(Aim of the task): Word for word, copy all the data and drop the pictures.

-- start --

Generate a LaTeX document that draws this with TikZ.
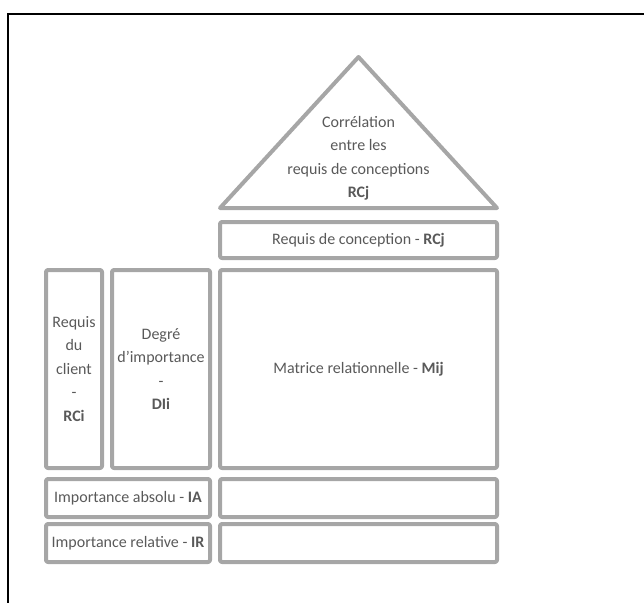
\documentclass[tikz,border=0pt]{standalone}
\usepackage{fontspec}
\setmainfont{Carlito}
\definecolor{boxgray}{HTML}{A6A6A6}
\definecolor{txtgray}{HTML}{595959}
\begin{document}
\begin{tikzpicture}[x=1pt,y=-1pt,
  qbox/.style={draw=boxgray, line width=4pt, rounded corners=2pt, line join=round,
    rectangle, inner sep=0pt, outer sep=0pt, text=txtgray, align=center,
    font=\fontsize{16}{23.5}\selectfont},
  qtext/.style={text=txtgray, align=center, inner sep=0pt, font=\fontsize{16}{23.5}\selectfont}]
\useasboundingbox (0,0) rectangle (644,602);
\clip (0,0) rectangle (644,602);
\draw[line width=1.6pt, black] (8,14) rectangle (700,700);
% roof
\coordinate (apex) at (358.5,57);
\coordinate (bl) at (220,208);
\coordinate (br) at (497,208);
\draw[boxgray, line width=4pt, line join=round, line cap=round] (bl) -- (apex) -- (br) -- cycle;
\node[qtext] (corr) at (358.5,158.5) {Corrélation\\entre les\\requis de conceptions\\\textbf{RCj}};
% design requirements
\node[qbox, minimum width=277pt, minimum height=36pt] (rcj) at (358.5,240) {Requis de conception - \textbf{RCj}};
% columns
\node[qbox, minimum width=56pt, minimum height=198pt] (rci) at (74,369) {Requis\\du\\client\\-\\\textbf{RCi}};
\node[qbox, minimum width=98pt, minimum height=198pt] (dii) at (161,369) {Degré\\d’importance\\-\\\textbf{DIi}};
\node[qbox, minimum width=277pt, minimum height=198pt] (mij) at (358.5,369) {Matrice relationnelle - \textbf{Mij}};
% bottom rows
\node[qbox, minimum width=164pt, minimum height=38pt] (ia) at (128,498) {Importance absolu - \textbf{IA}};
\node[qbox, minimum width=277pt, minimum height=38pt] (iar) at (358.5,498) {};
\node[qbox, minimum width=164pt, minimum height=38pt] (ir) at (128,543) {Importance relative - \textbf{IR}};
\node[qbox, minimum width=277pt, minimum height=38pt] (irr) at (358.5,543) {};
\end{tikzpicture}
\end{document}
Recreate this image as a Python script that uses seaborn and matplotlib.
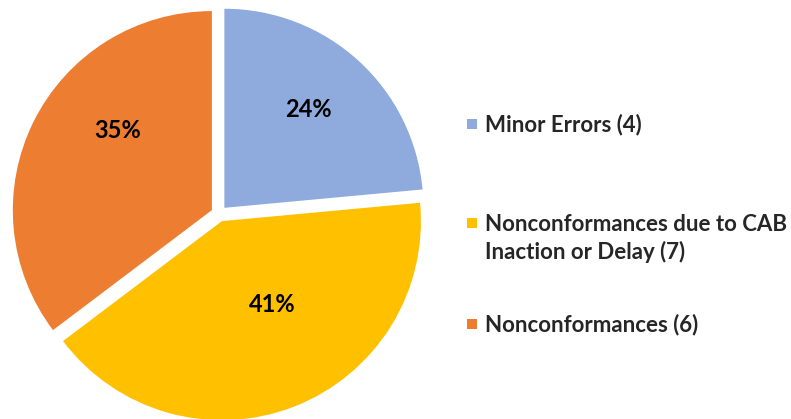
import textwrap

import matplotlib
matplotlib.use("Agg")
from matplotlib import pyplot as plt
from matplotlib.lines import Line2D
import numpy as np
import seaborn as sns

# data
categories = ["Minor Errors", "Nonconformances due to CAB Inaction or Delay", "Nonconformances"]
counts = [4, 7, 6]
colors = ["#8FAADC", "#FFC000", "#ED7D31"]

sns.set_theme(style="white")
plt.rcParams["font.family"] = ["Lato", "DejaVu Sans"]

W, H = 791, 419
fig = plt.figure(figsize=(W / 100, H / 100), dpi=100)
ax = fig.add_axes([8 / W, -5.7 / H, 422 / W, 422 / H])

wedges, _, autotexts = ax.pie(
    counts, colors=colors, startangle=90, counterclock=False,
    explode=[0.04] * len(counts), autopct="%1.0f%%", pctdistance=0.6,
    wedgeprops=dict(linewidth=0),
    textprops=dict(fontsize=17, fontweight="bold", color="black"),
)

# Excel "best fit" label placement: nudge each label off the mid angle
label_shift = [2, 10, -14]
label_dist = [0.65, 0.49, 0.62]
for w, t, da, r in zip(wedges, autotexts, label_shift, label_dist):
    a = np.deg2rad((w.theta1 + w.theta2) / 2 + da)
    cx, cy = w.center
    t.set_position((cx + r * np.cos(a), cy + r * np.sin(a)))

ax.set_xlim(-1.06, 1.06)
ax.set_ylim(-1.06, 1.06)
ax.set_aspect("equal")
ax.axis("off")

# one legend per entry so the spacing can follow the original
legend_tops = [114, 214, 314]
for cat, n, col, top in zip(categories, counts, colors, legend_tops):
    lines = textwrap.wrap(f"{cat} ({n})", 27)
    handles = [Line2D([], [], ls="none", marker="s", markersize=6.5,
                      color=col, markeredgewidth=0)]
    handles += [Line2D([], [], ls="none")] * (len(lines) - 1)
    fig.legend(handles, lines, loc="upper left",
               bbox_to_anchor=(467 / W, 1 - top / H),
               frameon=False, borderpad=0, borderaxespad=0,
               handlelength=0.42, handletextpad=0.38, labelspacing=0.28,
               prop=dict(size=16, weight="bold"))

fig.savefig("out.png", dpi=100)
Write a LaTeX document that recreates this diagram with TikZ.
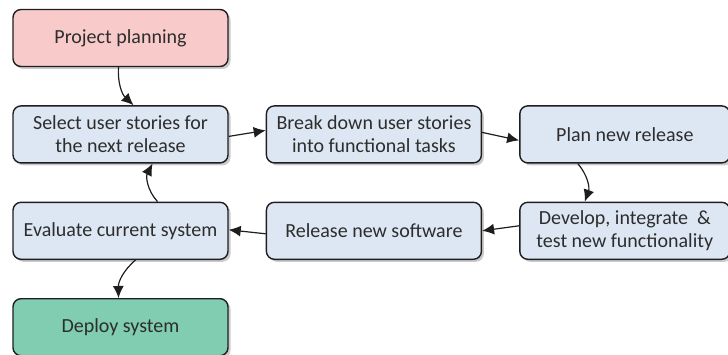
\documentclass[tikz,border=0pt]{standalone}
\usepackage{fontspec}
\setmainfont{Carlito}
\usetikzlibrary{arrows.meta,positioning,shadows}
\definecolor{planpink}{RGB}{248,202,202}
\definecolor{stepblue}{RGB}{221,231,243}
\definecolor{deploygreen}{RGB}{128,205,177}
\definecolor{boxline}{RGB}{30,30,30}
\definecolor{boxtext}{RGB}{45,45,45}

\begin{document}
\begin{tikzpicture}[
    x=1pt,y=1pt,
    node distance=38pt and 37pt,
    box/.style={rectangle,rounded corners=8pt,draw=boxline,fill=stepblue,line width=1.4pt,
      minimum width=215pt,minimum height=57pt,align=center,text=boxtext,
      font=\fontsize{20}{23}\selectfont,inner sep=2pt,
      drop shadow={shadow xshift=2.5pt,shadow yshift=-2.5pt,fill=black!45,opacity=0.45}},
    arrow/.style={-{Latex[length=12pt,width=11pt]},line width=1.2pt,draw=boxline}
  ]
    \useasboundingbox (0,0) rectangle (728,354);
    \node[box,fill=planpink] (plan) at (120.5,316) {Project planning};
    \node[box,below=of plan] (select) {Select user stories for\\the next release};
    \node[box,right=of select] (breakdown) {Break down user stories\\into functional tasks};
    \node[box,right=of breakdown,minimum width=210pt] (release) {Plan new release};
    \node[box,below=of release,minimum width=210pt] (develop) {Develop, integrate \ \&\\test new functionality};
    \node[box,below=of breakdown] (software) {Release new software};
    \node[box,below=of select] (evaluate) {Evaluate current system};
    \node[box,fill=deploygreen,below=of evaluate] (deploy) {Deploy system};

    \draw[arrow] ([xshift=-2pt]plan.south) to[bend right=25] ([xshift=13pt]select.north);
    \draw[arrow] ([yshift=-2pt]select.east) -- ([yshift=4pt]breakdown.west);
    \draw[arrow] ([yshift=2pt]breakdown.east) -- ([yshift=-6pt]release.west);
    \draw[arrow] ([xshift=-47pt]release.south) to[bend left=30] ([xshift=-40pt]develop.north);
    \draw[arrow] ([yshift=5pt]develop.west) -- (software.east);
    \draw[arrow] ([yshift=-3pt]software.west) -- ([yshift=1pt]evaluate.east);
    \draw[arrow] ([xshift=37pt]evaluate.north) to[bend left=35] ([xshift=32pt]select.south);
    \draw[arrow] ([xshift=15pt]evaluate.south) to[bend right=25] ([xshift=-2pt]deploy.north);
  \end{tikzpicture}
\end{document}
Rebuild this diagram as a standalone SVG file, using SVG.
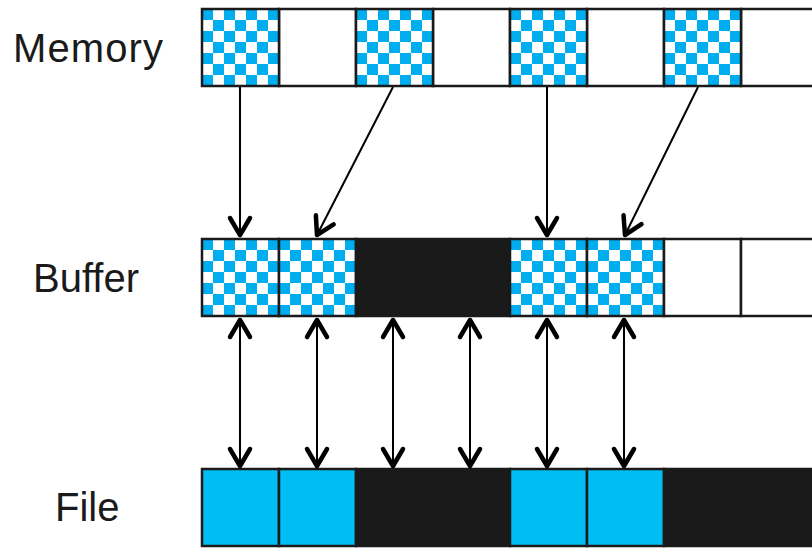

-- end --

(Answer to this exercise):
Generate a LaTeX document that draws this with TikZ.
\documentclass[tikz,border=0pt]{standalone}
\usepackage{fontspec}
\setmainfont{Carlito}
\definecolor{boxgray}{HTML}{A6A6A6}
\definecolor{txtgray}{HTML}{595959}
\begin{document}
\begin{tikzpicture}[x=1pt,y=-1pt,
  qbox/.style={draw=boxgray, line width=4pt, rounded corners=2pt, line join=round,
    rectangle, inner sep=0pt, outer sep=0pt, text=txtgray, align=center,
    font=\fontsize{16}{23.5}\selectfont},
  qtext/.style={text=txtgray, align=center, inner sep=0pt, font=\fontsize{16}{23.5}\selectfont}]
\useasboundingbox (0,0) rectangle (644,602);
\clip (0,0) rectangle (644,602);
\draw[line width=1.6pt, black] (8,14) rectangle (700,700);
% roof
\coordinate (apex) at (358.5,57);
\coordinate (bl) at (220,208);
\coordinate (br) at (497,208);
\draw[boxgray, line width=4pt, line join=round, line cap=round] (bl) -- (apex) -- (br) -- cycle;
\node[qtext] (corr) at (358.5,158.5) {Corrélation\\entre les\\requis de conceptions\\\textbf{RCj}};
% design requirements
\node[qbox, minimum width=277pt, minimum height=36pt] (rcj) at (358.5,240) {Requis de conception - \textbf{RCj}};
% columns
\node[qbox, minimum width=56pt, minimum height=198pt] (rci) at (74,369) {Requis\\du\\client\\-\\\textbf{RCi}};
\node[qbox, minimum width=98pt, minimum height=198pt] (dii) at (161,369) {Degré\\d’importance\\-\\\textbf{DIi}};
\node[qbox, minimum width=277pt, minimum height=198pt] (mij) at (358.5,369) {Matrice relationnelle - \textbf{Mij}};
% bottom rows
\node[qbox, minimum width=164pt, minimum height=38pt] (ia) at (128,498) {Importance absolu - \textbf{IA}};
\node[qbox, minimum width=277pt, minimum height=38pt] (iar) at (358.5,498) {};
\node[qbox, minimum width=164pt, minimum height=38pt] (ir) at (128,543) {Importance relative - \textbf{IR}};
\node[qbox, minimum width=277pt, minimum height=38pt] (irr) at (358.5,543) {};
\end{tikzpicture}
\end{document}
Recreate this image as a Python script that uses seaborn and matplotlib.
import textwrap

import matplotlib
matplotlib.use("Agg")
from matplotlib import pyplot as plt
from matplotlib.lines import Line2D
import numpy as np
import seaborn as sns

# data
categories = ["Minor Errors", "Nonconformances due to CAB Inaction or Delay", "Nonconformances"]
counts = [4, 7, 6]
colors = ["#8FAADC", "#FFC000", "#ED7D31"]

sns.set_theme(style="white")
plt.rcParams["font.family"] = ["Lato", "DejaVu Sans"]

W, H = 791, 419
fig = plt.figure(figsize=(W / 100, H / 100), dpi=100)
ax = fig.add_axes([8 / W, -5.7 / H, 422 / W, 422 / H])

wedges, _, autotexts = ax.pie(
    counts, colors=colors, startangle=90, counterclock=False,
    explode=[0.04] * len(counts), autopct="%1.0f%%", pctdistance=0.6,
    wedgeprops=dict(linewidth=0),
    textprops=dict(fontsize=17, fontweight="bold", color="black"),
)

# Excel "best fit" label placement: nudge each label off the mid angle
label_shift = [2, 10, -14]
label_dist = [0.65, 0.49, 0.62]
for w, t, da, r in zip(wedges, autotexts, label_shift, label_dist):
    a = np.deg2rad((w.theta1 + w.theta2) / 2 + da)
    cx, cy = w.center
    t.set_position((cx + r * np.cos(a), cy + r * np.sin(a)))

ax.set_xlim(-1.06, 1.06)
ax.set_ylim(-1.06, 1.06)
ax.set_aspect("equal")
ax.axis("off")

# one legend per entry so the spacing can follow the original
legend_tops = [114, 214, 314]
for cat, n, col, top in zip(categories, counts, colors, legend_tops):
    lines = textwrap.wrap(f"{cat} ({n})", 27)
    handles = [Line2D([], [], ls="none", marker="s", markersize=6.5,
                      color=col, markeredgewidth=0)]
    handles += [Line2D([], [], ls="none")] * (len(lines) - 1)
    fig.legend(handles, lines, loc="upper left",
               bbox_to_anchor=(467 / W, 1 - top / H),
               frameon=False, borderpad=0, borderaxespad=0,
               handlelength=0.42, handletextpad=0.38, labelspacing=0.28,
               prop=dict(size=16, weight="bold"))

fig.savefig("out.png", dpi=100)
Write a LaTeX document that recreates this diagram with TikZ.
\documentclass[tikz,border=0pt]{standalone}
\usepackage{fontspec}
\setmainfont{Carlito}
\usetikzlibrary{arrows.meta,positioning,shadows}
\definecolor{planpink}{RGB}{248,202,202}
\definecolor{stepblue}{RGB}{221,231,243}
\definecolor{deploygreen}{RGB}{128,205,177}
\definecolor{boxline}{RGB}{30,30,30}
\definecolor{boxtext}{RGB}{45,45,45}

\begin{document}
\begin{tikzpicture}[
    x=1pt,y=1pt,
    node distance=38pt and 37pt,
    box/.style={rectangle,rounded corners=8pt,draw=boxline,fill=stepblue,line width=1.4pt,
      minimum width=215pt,minimum height=57pt,align=center,text=boxtext,
      font=\fontsize{20}{23}\selectfont,inner sep=2pt,
      drop shadow={shadow xshift=2.5pt,shadow yshift=-2.5pt,fill=black!45,opacity=0.45}},
    arrow/.style={-{Latex[length=12pt,width=11pt]},line width=1.2pt,draw=boxline}
  ]
    \useasboundingbox (0,0) rectangle (728,354);
    \node[box,fill=planpink] (plan) at (120.5,316) {Project planning};
    \node[box,below=of plan] (select) {Select user stories for\\the next release};
    \node[box,right=of select] (breakdown) {Break down user stories\\into functional tasks};
    \node[box,right=of breakdown,minimum width=210pt] (release) {Plan new release};
    \node[box,below=of release,minimum width=210pt] (develop) {Develop, integrate \ \&\\test new functionality};
    \node[box,below=of breakdown] (software) {Release new software};
    \node[box,below=of select] (evaluate) {Evaluate current system};
    \node[box,fill=deploygreen,below=of evaluate] (deploy) {Deploy system};

    \draw[arrow] ([xshift=-2pt]plan.south) to[bend right=25] ([xshift=13pt]select.north);
    \draw[arrow] ([yshift=-2pt]select.east) -- ([yshift=4pt]breakdown.west);
    \draw[arrow] ([yshift=2pt]breakdown.east) -- ([yshift=-6pt]release.west);
    \draw[arrow] ([xshift=-47pt]release.south) to[bend left=30] ([xshift=-40pt]develop.north);
    \draw[arrow] ([yshift=5pt]develop.west) -- (software.east);
    \draw[arrow] ([yshift=-3pt]software.west) -- ([yshift=1pt]evaluate.east);
    \draw[arrow] ([xshift=37pt]evaluate.north) to[bend left=35] ([xshift=32pt]select.south);
    \draw[arrow] ([xshift=15pt]evaluate.south) to[bend right=25] ([xshift=-2pt]deploy.north);
  \end{tikzpicture}
\end{document}
Rebuild this diagram as a standalone SVG file, using SVG.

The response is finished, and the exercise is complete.